Microbes linked to cancer in threatened California foxes
Princeton University researchers funded by the National Science Foundation have shown that a shift in the microbiome -- the community of microbes such as bacteria, fungi and viruses found in the body -- is linked to cancer in a threatened subspecies of foxes found on one island off the California coast.
"Microbes affect animals in a number of ways including overall health," said Jong-on Hahm, a program director in NSF's Division of Graduate Education.

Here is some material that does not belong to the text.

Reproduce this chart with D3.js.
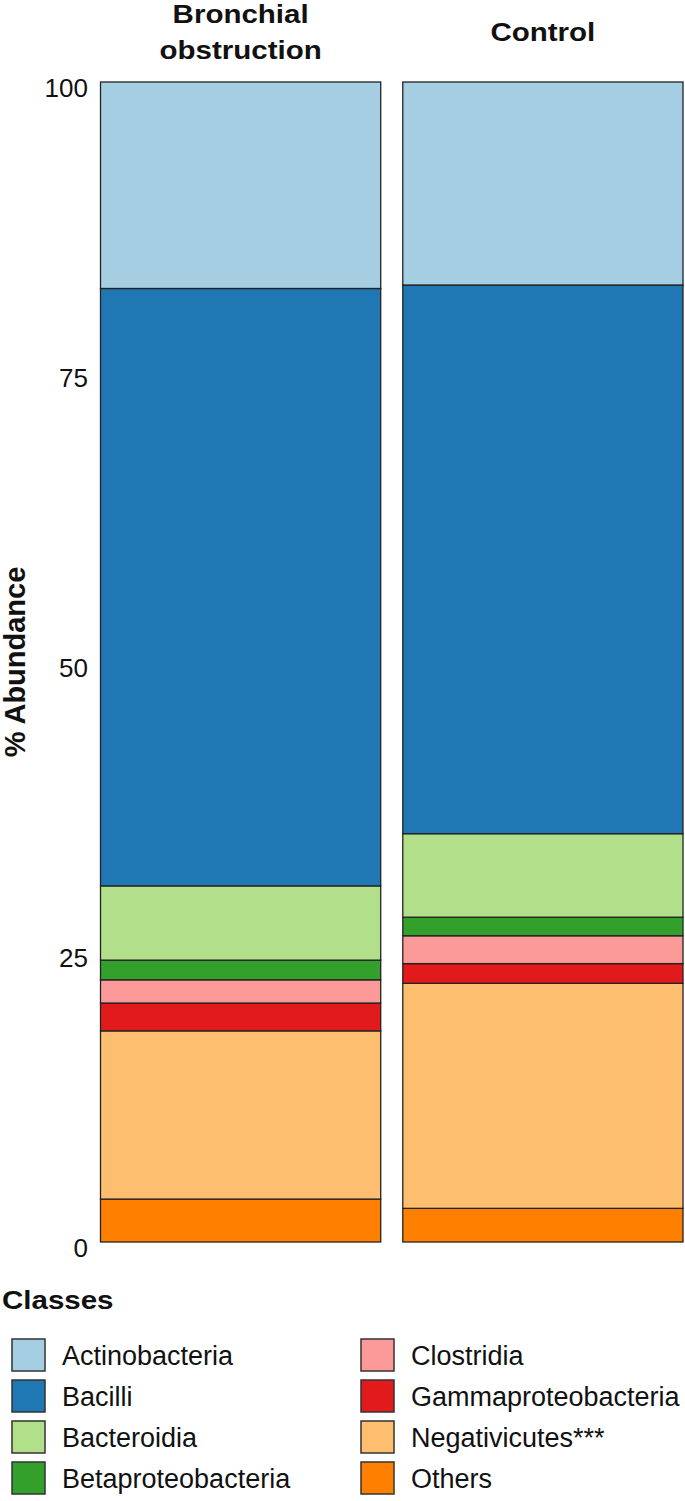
<!DOCTYPE html>
<html>
<head>
<meta charset="utf-8">
<script src="https://cdn.jsdelivr.net/npm/d3@7"></script>
<style>
  body { margin: 0; background: #fff; }
  svg { display: block; font-family: "Liberation Sans", Arial, sans-serif; }
</style>
</head>
<body>
<svg id="chart" width="685" height="1501"></svg>
<script>
// data (% abundance per class)
var groups = ["Bronchial obstruction", "Control"];
var classes = ["Actinobacteria", "Bacilli", "Bacteroidia", "Betaproteobacteria",
               "Clostridia", "Gammaproteobacteria", "Negativicutes***", "Others"];
var bronchial = [17.8, 51.5, 6.4, 1.7, 2.0, 2.4, 14.5, 3.7];
var control   = [17.5, 47.3, 7.2, 1.6, 2.4, 1.7, 19.4, 2.9];
var yTicks = [0, 25, 50, 75, 100];
var colors = ["#a6cee3", "#1f78b4", "#b2df8a", "#33a02c",
              "#fb9a99", "#e31a1c", "#fdbf6f", "#ff7f00"];

var svg = d3.select("#chart");

var rows = [bronchial, control].map(function(vals, i) {
  var r = { group: groups[i] };
  classes.forEach(function(c, j) { r[c] = vals[j]; });
  return r;
});

var color = d3.scaleOrdinal().domain(classes).range(colors);

var x = d3.scaleBand().domain(groups).range([100.5, 683]).paddingInner(0.073).paddingOuter(0);
var y = d3.scaleLinear().domain([0, 100]).range([1242, 82]);

// Others at the bottom, Actinobacteria on top
var stack = d3.stack().keys(classes.slice().reverse());
var series = stack(rows);

svg.append("g")
  .selectAll("g")
  .data(series)
  .join("g")
    .attr("fill", function(d) { return color(d.key); })
  .selectAll("rect")
  .data(function(d) { return d; })
  .join("rect")
    .attr("x", function(d) { return x(d.data.group); })
    .attr("y", function(d) { return y(d[1]); })
    .attr("width", x.bandwidth())
    .attr("height", function(d) { return y(d[0]) - y(d[1]); })
    .attr("stroke", "#222")
    .attr("stroke-width", 1.3);

// y axis, labels only
var yAxis = svg.append("g")
  .attr("transform", "translate(100,0)")
  .call(d3.axisLeft(y).tickValues(yTicks).tickSize(0).tickPadding(12));
yAxis.select(".domain").remove();
yAxis.selectAll("text")
  .attr("font-size", 26)
  .attr("font-family", "'Liberation Sans', Arial, sans-serif")
  .attr("fill", "#111")
  .attr("dy", "0.55em");

// bold labels in the figure are a bit wide for their height
function boldText(g, px, py, txt, anchor) {
  return g.append("text")
    .attr("transform", "translate(" + px + "," + py + ") scale(1.18,1)")
    .attr("text-anchor", anchor)
    .attr("font-size", 25)
    .attr("font-weight", "bold")
    .attr("fill", "#111")
    .text(txt);
}

svg.append("text")
  .attr("transform", "translate(25," + y(50) + ") rotate(-90)")
  .attr("text-anchor", "middle")
  .attr("font-size", 29)
  .attr("font-weight", "bold")
  .attr("fill", "#111")
  .text("% Abundance");

// facet titles
groups.forEach(function(d) {
  var cx = x(d) + x.bandwidth() / 2;
  if (d == "Bronchial obstruction") {
    boldText(svg, cx, 23, "Bronchial", "middle");
    boldText(svg, cx, 59, "obstruction", "middle");
  } else {
    boldText(svg, cx, 41, d, "middle");
  }
});

// legend
boldText(svg, 2, 1309, "Classes", "start");

var legend = svg.append("g")
  .selectAll("g")
  .data(classes)
  .join("g")
    .attr("transform", function(d, i) {
      var col = Math.floor(i / 4), row = i % 4;
      return "translate(" + (col == 0 ? 12 : 361) + "," + (1339 + row * 41) + ")";
    });

legend.append("rect")
  .attr("width", 33)
  .attr("height", 32)
  .attr("fill", function(d) { return color(d); })
  .attr("stroke", "#333")
  .attr("stroke-width", 1.5);

legend.append("text")
  .attr("x", 50)
  .attr("y", 26)
  .attr("font-size", 27)
  .attr("fill", "#111")
  .text(function(d) { return d; });
</script>
</body>
</html>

NSF supported the research with a Graduate Research Fellowship -- grants designed to help ensure the vitality and diversity of the U.S. scientific and engineering workforce.

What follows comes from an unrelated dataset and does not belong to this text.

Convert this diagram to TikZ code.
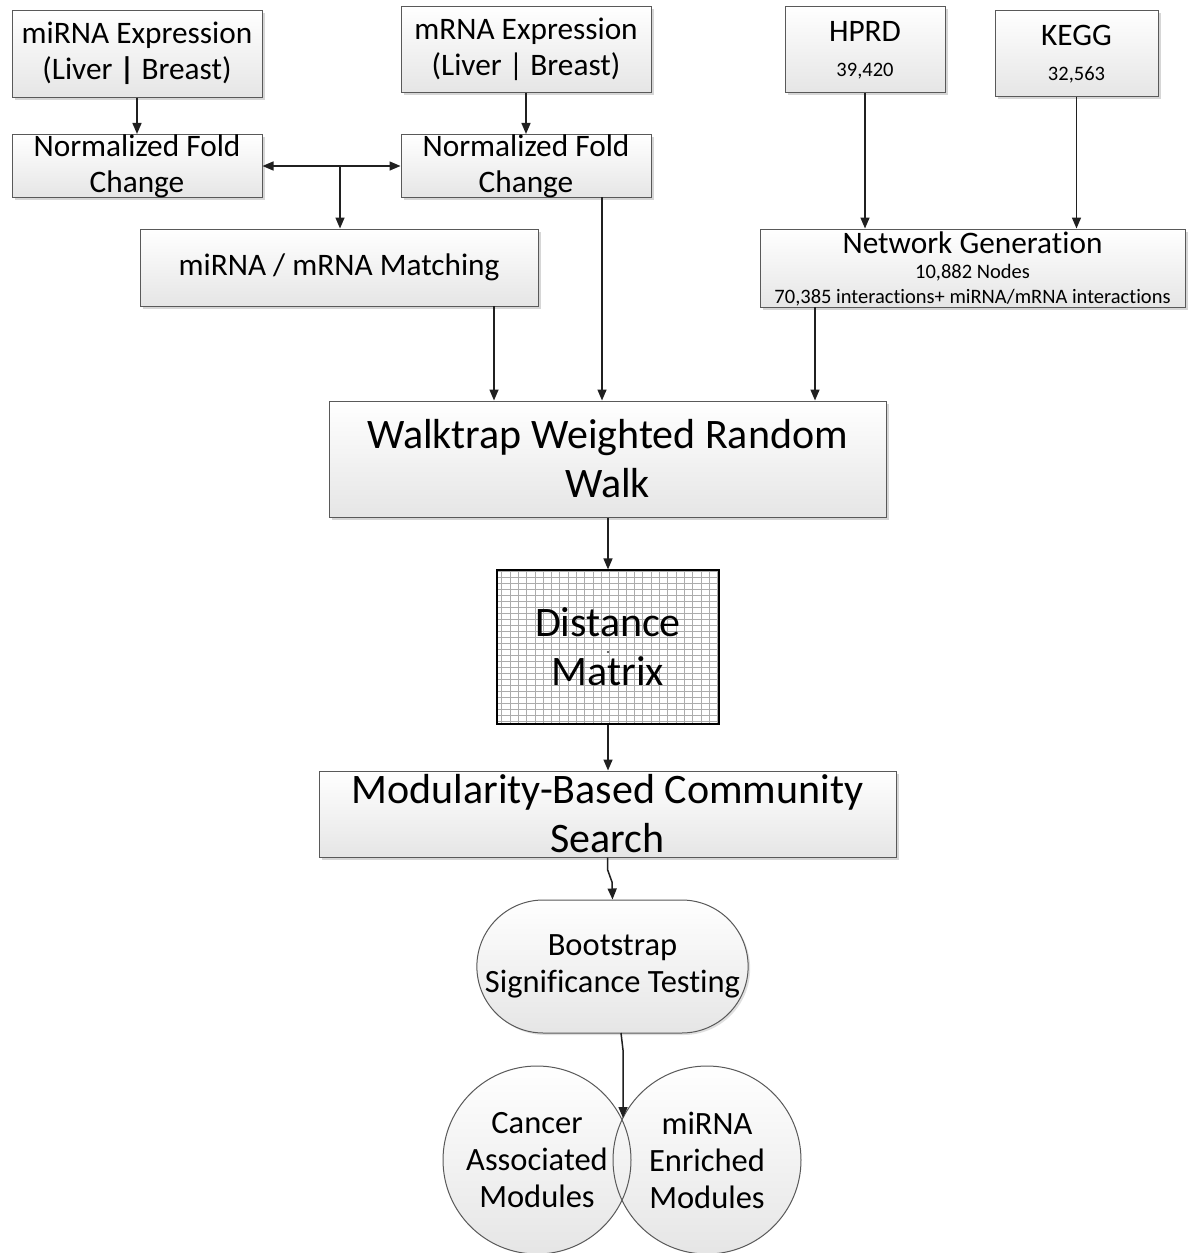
\documentclass[tikz,border=0pt]{standalone}
\usepackage{fontspec}
\setmainfont{Carlito}[Ligatures={NoCommon}, RawFeature={-liga;-clig}]
\usetikzlibrary{arrows.meta,shadows,shapes.misc}

\begin{document}
\begin{tikzpicture}[x=1pt,y=-1pt,
  box/.style={rectangle, draw=gray!70!black, line width=1pt,
    top color=white, bottom color=gray!20, inner sep=0pt, align=center,
    drop shadow={shadow xshift=2.5pt, shadow yshift=-2.5pt, fill=gray!70, opacity=0.45}},
  stadium/.style={rounded rectangle, draw=gray!70!black, line width=1pt,
    top color=white, bottom color=gray!20, inner sep=0pt, align=center,
    drop shadow={shadow xshift=2pt, shadow yshift=-2pt, fill=gray!70, opacity=0.35}},
  circfill/.style={circle, minimum size=188pt, inner sep=0pt,
    top color=white, bottom color=gray!20},
  ring/.style={draw=gray!70!black, line width=1pt},
  gridbox/.style={rectangle, draw=black, line width=1.2pt, fill=white, inner sep=0pt, align=center,
    path picture={\draw[gray!65, line width=1pt]
      (path picture bounding box.north west) grid[xstep=8.3pt, ystep=6pt] (path picture bounding box.south east);}},
  fmid/.style={font=\fontsize{31.3}{36}\selectfont, align=center},
  fround/.style={font=\fontsize{32.5}{37}\selectfont, align=center},
  fbig/.style={font=\fontsize{42}{49}\selectfont, align=center},
  fsmall/.style={font=\fontsize{20.5}{24}\selectfont},
  link/.style={draw=gray!25!black, line width=1.5pt},
  arr/.style={link, -{Triangle[length=11pt,width=9pt]}},
  darr/.style={link, {Triangle[length=11pt,width=9pt]}-{Triangle[length=11pt,width=9pt]}}
]
\fill[white] (0,0) rectangle (1188,1253);
\useasboundingbox (0,0) rectangle (1188,1253);

% expression inputs and fold change
\node[box, fmid, minimum width=250pt, minimum height=87pt] (mirexp) at (137,53.5) {miRNA Expression\\(Liver \textbf{|} Breast)};
\node[box, fmid, minimum width=250pt, minimum height=62pt] (nfcL) at (137,166) {Normalized Fold\\Change};
\node[box, fmid, minimum width=250pt, minimum height=86pt] (mrexp) at (526,49) {mRNA Expression\\(Liver | Breast)};
\node[box, fmid, minimum width=250pt, minimum height=62pt] (nfcR) at (526,166) {Normalized Fold\\Change};
\node[box, fmid, minimum width=398pt, minimum height=77pt] (match) at (339,267.5) {miRNA / mRNA Matching};

% interaction databases
\node[box, minimum width=160pt, minimum height=86pt] (hprd) at (865,49) {};
\node[fmid] (hprdT) at (865,31) {HPRD};
\node[fsmall] (hprdN) at (865,71) {39,420};
\node[box, minimum width=163pt, minimum height=86pt] (kegg) at (1076.5,53) {};
\node[fmid] (keggT) at (1076.5,35) {KEGG};
\node[fsmall] (keggN) at (1076.5,75) {32,563};
\node[box, minimum width=425pt, minimum height=78pt] (netgen) at (972.5,268) {};
\node[fmid] (netgenT) at (972.5,243) {Network Generation};
\node[fsmall] (netgenA) at (972.5,273) {10,882 Nodes};
\node[fsmall] (netgenB) at (972.5,298) {70,385 interactions+ miRNA/mRNA interactions};

% clustering pipeline
\node[box, fbig, minimum width=557pt, minimum height=116pt] (walk) at (607.5,459) {Walktrap Weighted Random\\Walk};
\node[gridbox, fbig, minimum width=222pt, minimum height=154pt] (dist) at (608,647) {Distance\\Matrix};
\fill[gray!40!black] (608,652) circle[radius=1.2];
\node[box, fbig, minimum width=577pt, minimum height=86pt] (mod) at (607.5,814) {Modularity-Based Community\\Search};
\node[stadium, fround, minimum width=265pt, minimum height=133pt] (boot) at (612.5,966.5) {Bootstrap\\Significance Testing};

% result modules
\node[circfill] (canc) at (537,1160) {};
\node[circfill] (mirn) at (707,1160) {};
\draw[ring] (canc.center) circle[radius=94];
\draw[ring] (mirn.center) circle[radius=94];
\node[fround] (cancT) at (537,1160) {Cancer\\Associated\\Modules};
\node[fround] (mirnT) at (707,1160) {miRNA\\Enriched\\Modules};

% connectors
\draw[arr] (mirexp.south) -- (nfcL.north);
\draw[arr] (mrexp.south) -- (nfcR.north);
\draw[darr] (nfcL.east) -- (nfcR.west);
\coordinate (split) at (340,166);
\draw[arr] (split) -- (match.north -| split);
\draw[arr] (hprd.south) -- (netgen.north -| hprd.south);
\draw[arr] (kegg.south) -- (netgen.north -| kegg.south);
\coordinate (m1) at (494,306);
\coordinate (m2) at (602,197);
\coordinate (m3) at (815,307);
\draw[arr] (m1) -- (walk.north -| m1);
\draw[arr] (m2) -- (walk.north -| m2);
\draw[arr] (m3) -- (walk.north -| m3);
\draw[arr] (walk.south -| dist.north) -- (dist.north);
\draw[arr] (dist.south) -- (mod.north -| dist.south);
\draw[arr] (mod.south) -- ++(0,12) -- (612,882) -- (boot.north);
\coordinate (b1) at (621,1033);
\coordinate (split2) at (623,1118);
\draw[arr] (b1) -- (623,1050) -- (split2);
\end{tikzpicture}
\end{document}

"We were really excited to find such clear results," said Princeton researcher Alexandra DeCandia, the first author on the paper. "Everything we found -- reduced species diversity, shifts in community composition, overabundance of potentially pathogenic species -- fit within our expectations."
The Princeton researchers suggest the Santa Catalina foxes' cancer results from a several-step process. First, they say, the foxes become infested with bacteria that cause ear mites, which change their microbiome and allow a staph infection to take hold.
As the bacteria, Staphylococcus pseudintermedius, run rampant, the antibiotic-resistant infection leads to chronic inflammation of the foxes' ears. In that environment of inflamed tissue, tumors can flourish.
The researchers detailed their findings in a paper published in the journal Molecular Ecology.